A. Field of the Invention
The applicants' invention relates to a sleeper sofa using an air mattress instead of a conventional spring mattress and various assemblies and subassemblies of the sofa.
B. Background
More and more people are replacing their conventional, spring mattresses with air mattresses. Increased public acceptance of air mattresses is due, in part, to their superior sleeping comfort. Conventional air mattresses have a flexible body enclosing at least one air chamber that is inflatable using an air pump. Once inflated, the air chamber is made pressure-tight by closing a valve within a portal in the chamber. Such an inflated mattress typically has two opposed, planar surfaces, and the user sleeps on the top surface. To deflate the mattress, the user releases air from the chamber to collapse the mattress so that it may be folded for storage. Typically, the user may incrementally deflate the mattress to adjust the firmness of the mattress for comfort.
In contrast to a comfortable air mattress, the most reviled sleeping surface is a pull-out sleeper sofa, which is in widespread use. Commercially available sleeper sofas have a mattress folded within a sleeper sofa subassembly when the sleeper sofa is in the collapsed position. Although lacking in comfort, convertible sleeper sofa arrangements are popular because they provide a bed for overnight guests and, when not in use, fold out of the way to provide, normally with the aid of cushions, a seating surface. They do two jobs at once.

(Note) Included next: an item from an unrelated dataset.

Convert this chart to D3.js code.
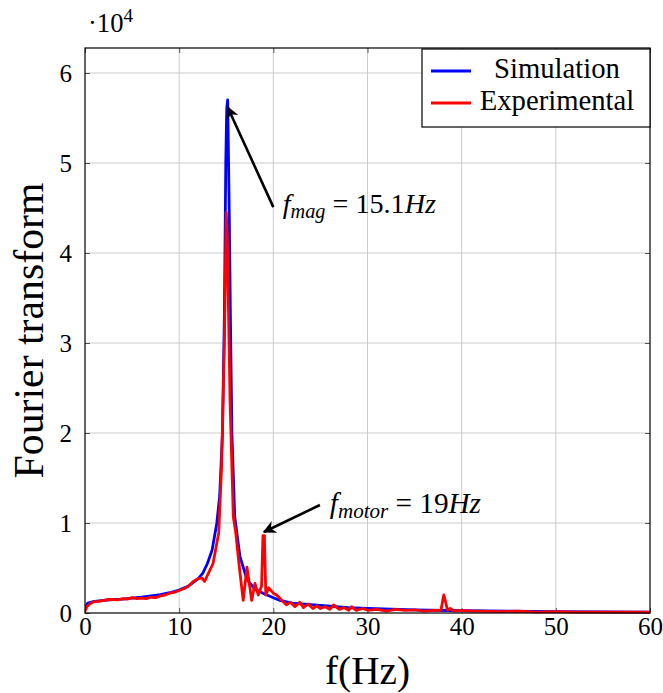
<!DOCTYPE html>
<html><head><meta charset="utf-8">
<script src="https://cdn.jsdelivr.net/npm/d3@7"></script>
<style>
body{margin:0;background:#fff}
svg text{font-family:"Liberation Serif","Times New Roman",serif !important;fill:#000}
</style>
</head><body>
<svg id="c" width="663" height="693"></svg>
<script>
// ---- data (values in units of 10^4) ----
const simFreq = [0,0.3,1,2,3,4,5,6,7,8,9,10,11,12,12.5,13,13.5,14,14.3,14.6,14.8,14.95,15.05,15.15,15.3,15.45,15.6,15.9,16.45,17.2,18,18.9,20,20.7,22,25,28,30,35,40,45,50,55,60];
const simVal  = [0.06,0.11,0.13,0.14,0.15,0.155,0.165,0.175,0.19,0.205,0.225,0.255,0.3,0.38,0.44,0.55,0.7,1.0,1.3,2.0,3.3,5.0,5.6,5.7,4.6,3.2,2.0,1.07,0.63,0.37,0.27,0.22,0.17,0.14,0.11,0.085,0.06,0.05,0.035,0.025,0.02,0.015,0.012,0.01];

const expFreq = [0,0.2,0.5,0.9,1.5,2,2.5,3,3.5,4,4.5,5,5.5,6,6.5,7,7.5,8,8.5,9,9.5,10,10.5,11,11.5,12,12.4,12.7,13.1,13.6,14.2,14.5,14.8,15.0,15.1,15.25,15.4,15.75,16.0,16.4,16.8,17.2,17.7,18.05,18.4,18.75,18.9,19.05,19.2,19.5,20,20.35,21,21.4,21.8,22.3,22.8,23.2,23.7,24.2,24.6,25,25.5,26,26.4,27,27.5,28,28.3,28.8,29.5,30,31,32,33,34,35,36,37,37.8,38.1,38.3,38.5,38.8,39.2,40,41,42,44,46,48,50,52,54,56,58,60];
const expVal  = [0.02,0.07,0.1,0.125,0.13,0.14,0.15,0.15,0.145,0.16,0.155,0.17,0.16,0.165,0.16,0.175,0.17,0.19,0.2,0.22,0.23,0.25,0.27,0.3,0.35,0.38,0.39,0.35,0.44,0.55,0.89,1.62,3.0,4.45,4.2,3.3,2.37,1.07,0.9,0.5,0.14,0.51,0.14,0.33,0.2,0.3,0.86,0.86,0.2,0.28,0.22,0.2,0.13,0.09,0.12,0.07,0.12,0.06,0.1,0.05,0.08,0.05,0.07,0.04,0.09,0.04,0.06,0.03,0.07,0.03,0.05,0.03,0.04,0.02,0.04,0.03,0.035,0.02,0.03,0.03,0.2,0.12,0.03,0.05,0.02,0.03,0.02,0.02,0.015,0.02,0.01,0.015,0.01,0.01,0.01,0.01,0.01];

const xTicks = [0,10,20,30,40,50,60];
const yTicks = [0,1,2,3,4,5,6];
const seriesNames = ["Simulation","Experimental"];
const seriesColors = ["#0000ff","#ff0000"];
// annotations: arrow tail, arrow tip, label anchor (data coords)
const annTail = [[20.0,4.51],[24.95,1.2]];
const annTip  = [[15.15,5.62],[19.0,0.9]];
const annText = [[21.0,4.44],[26.0,1.11]];
const annMain = ["f","f"];
const annSub  = ["mag","motor"];
const annRest = ["15.1","19"];
const annWidth = [154,152];

// ---- layout ----
const L=85,R=650,T=48,B=613;
const svg=d3.select("#c");
const x=d3.scaleLinear().domain([0,60]).range([L,R]);
const y=d3.scaleLinear().domain([0,(B-T)/90]).range([B,T]);

function fit(sel,w){const n=sel.node();const cur=parseFloat(sel.attr("font-size"));const bw=n.getBBox().width;sel.attr("font-size",cur*w/bw);}

// grid
svg.append("g").selectAll("line").data(xTicks.slice(1,-1)).join("line")
 .attr("x1",d=>x(d)).attr("x2",d=>x(d)).attr("y1",T).attr("y2",B)
 .attr("stroke","#cccccc").attr("stroke-width",1);
svg.append("g").selectAll("line").data(yTicks.slice(1)).join("line")
 .attr("y1",d=>y(d)).attr("y2",d=>y(d)).attr("x1",L).attr("x2",R)
 .attr("stroke","#cccccc").attr("stroke-width",1);

// axes
const ax=svg.append("g").attr("transform",`translate(0,${B})`)
 .call(d3.axisBottom(x).tickValues(xTicks).tickSize(-5).tickPadding(4).tickFormat(d3.format("d")));
const ay=svg.append("g").attr("transform",`translate(${L},0)`)
 .call(d3.axisLeft(y).tickValues(yTicks).tickSize(-5).tickPadding(13).tickFormat(d3.format("d")));
const axT=svg.append("g").attr("transform",`translate(0,${T})`)
 .call(d3.axisTop(x).tickValues(xTicks).tickSize(-5).tickFormat(""));
const ayR=svg.append("g").attr("transform",`translate(${R},0)`)
 .call(d3.axisRight(y).tickValues(yTicks).tickSize(-5).tickFormat(""));
[ax,ay,axT,ayR].forEach(g=>{g.attr("font-family",null).attr("font-size",null);
 g.select(".domain").remove();g.selectAll(".tick line").attr("stroke","#555");
 g.selectAll("text").style("font-family","'Liberation Serif',serif").attr("font-size",25).attr("fill","#000");});

// series
const line=d3.line().x(d=>x(d[0])).y(d=>y(d[1]));
svg.append("clipPath").attr("id","clp").append("rect").attr("x",L).attr("y",T).attr("width",R-L).attr("height",B-T+3);
[[simFreq,simVal],[expFreq,expVal]].forEach((s,i)=>{
 svg.append("path").datum(d3.zip(s[0],s[1])).attr("d",line)
  .attr("fill","none").attr("stroke",seriesColors[i]).attr("stroke-width",2.8)
  .attr("stroke-linejoin","round").attr("clip-path","url(#clp)");
});

// frame
svg.append("rect").attr("x",L).attr("y",T).attr("width",R-L).attr("height",B-T)
 .attr("fill","none").attr("stroke","#000").attr("stroke-width",1.2);

// arrows
svg.append("defs").append("marker").attr("id","ah").attr("viewBox","0 0 10 10")
 .attr("refX",9).attr("refY",5).attr("markerWidth",5).attr("markerHeight",5).attr("orient","auto")
 .attr("markerUnits","strokeWidth")
 .append("path").attr("d","M0,0 L10,5 L0,10 L3,5 z").attr("fill","#000");
annTail.forEach((t,i)=>{
 svg.append("line").attr("x1",x(t[0])).attr("y1",y(t[1])).attr("x2",x(annTip[i][0])).attr("y2",y(annTip[i][1]))
  .attr("stroke","#000").attr("stroke-width",2.6).attr("marker-end","url(#ah)");
 const tx=svg.append("text").attr("x",x(annText[i][0])).attr("y",y(annText[i][1])).attr("font-size",24);
 tx.append("tspan").attr("font-style","italic").text(annMain[i]);
 tx.append("tspan").attr("font-style","italic").attr("font-size","0.72em").attr("dy","0.25em").text(annSub[i]);
 tx.append("tspan").attr("dy","-0.18em").text(" = "+annRest[i]);
 tx.append("tspan").attr("font-style","italic").text("Hz");
 fit(tx,annWidth[i]);
});

// legend
const lg=svg.append("g");
lg.append("rect").attr("x",422).attr("y",49).attr("width",R-422).attr("height",78)
 .attr("fill","#fff").attr("stroke","#000").attr("stroke-width",1.2);
const lgY=[71,103], lgTW=[126,155];
seriesNames.forEach((n,i)=>{
 lg.append("line").attr("x1",431).attr("x2",471).attr("y1",lgY[i]).attr("y2",lgY[i])
  .attr("stroke",seriesColors[i]).attr("stroke-width",2.8);
 const t=lg.append("text").attr("x",557).attr("y",lgY[i]+7).attr("text-anchor","middle").attr("font-size",24).text(n);
 fit(t,lgTW[i]);
});

// axis labels
const xl=svg.append("text").attr("x",(L+R)/2).attr("y",684).attr("text-anchor","middle").attr("font-size",36).text("f(Hz)");
fit(xl,85);
const yl=svg.append("text").attr("transform",`translate(43,${(T+B)/2}) rotate(-90)`).attr("text-anchor","middle").attr("font-size",36).text("Fourier transform");
fit(yl,296);

// exponent
const ex=svg.append("text").attr("x",88).attr("y",32).attr("font-size",25);
ex.append("tspan").text("·10");
ex.append("tspan").attr("font-size","0.72em").attr("dy","-0.5em").text("4");
fit(ex,45);
</script>
</body></html>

Conventional sleeper sofas are uncomfortable because of size constraints and the poor support provided by typical mattress support subassemblies. Because the mattress in a conventional sleeper sofa must fold into the sofa, it must be substantially thinner, and thus less comfortable, than a full-size bed mattress. The mattress may not be as well padded as a conventional bed mattress and the steel springs may not provide support as firm and even as a conventional bed mattress. This thin, unsupportive, lumpy sleeper sofa mattress is made even less comfortable by a flimsy and uneven support subassembly. Typical support subassemblies include a wire mesh slung across an open frame (or a spring-supported polymer weave called a trampoline) and hinge bars extending just below the wire mesh or trampoline. As most who have slept on a conventional sleeper sofa know, they are uncomfortable because the user feels a thin, lumpy flaccid mattress poorly supported on a wire mesh that is draped over several hinge bars and a metal mattress support structure, all of which are felt through the mattress.
Commercially available sleeper sofas cannot accommodate a full-thickness mattress, but they are nevertheless bulky and heavy because of the complex folding mattress frame. To extend the mattress frame from the sofa position to the open bed position often requires physical strength beyond some people's abilities because of advanced age or health infirmities. People who can fold and unfold the frame often pinch their fingers and skin their shins. Thus, a need exists in the art for an improved sleeper sofa that is at least as comfortable as a conventional bed and easy to extend and retract.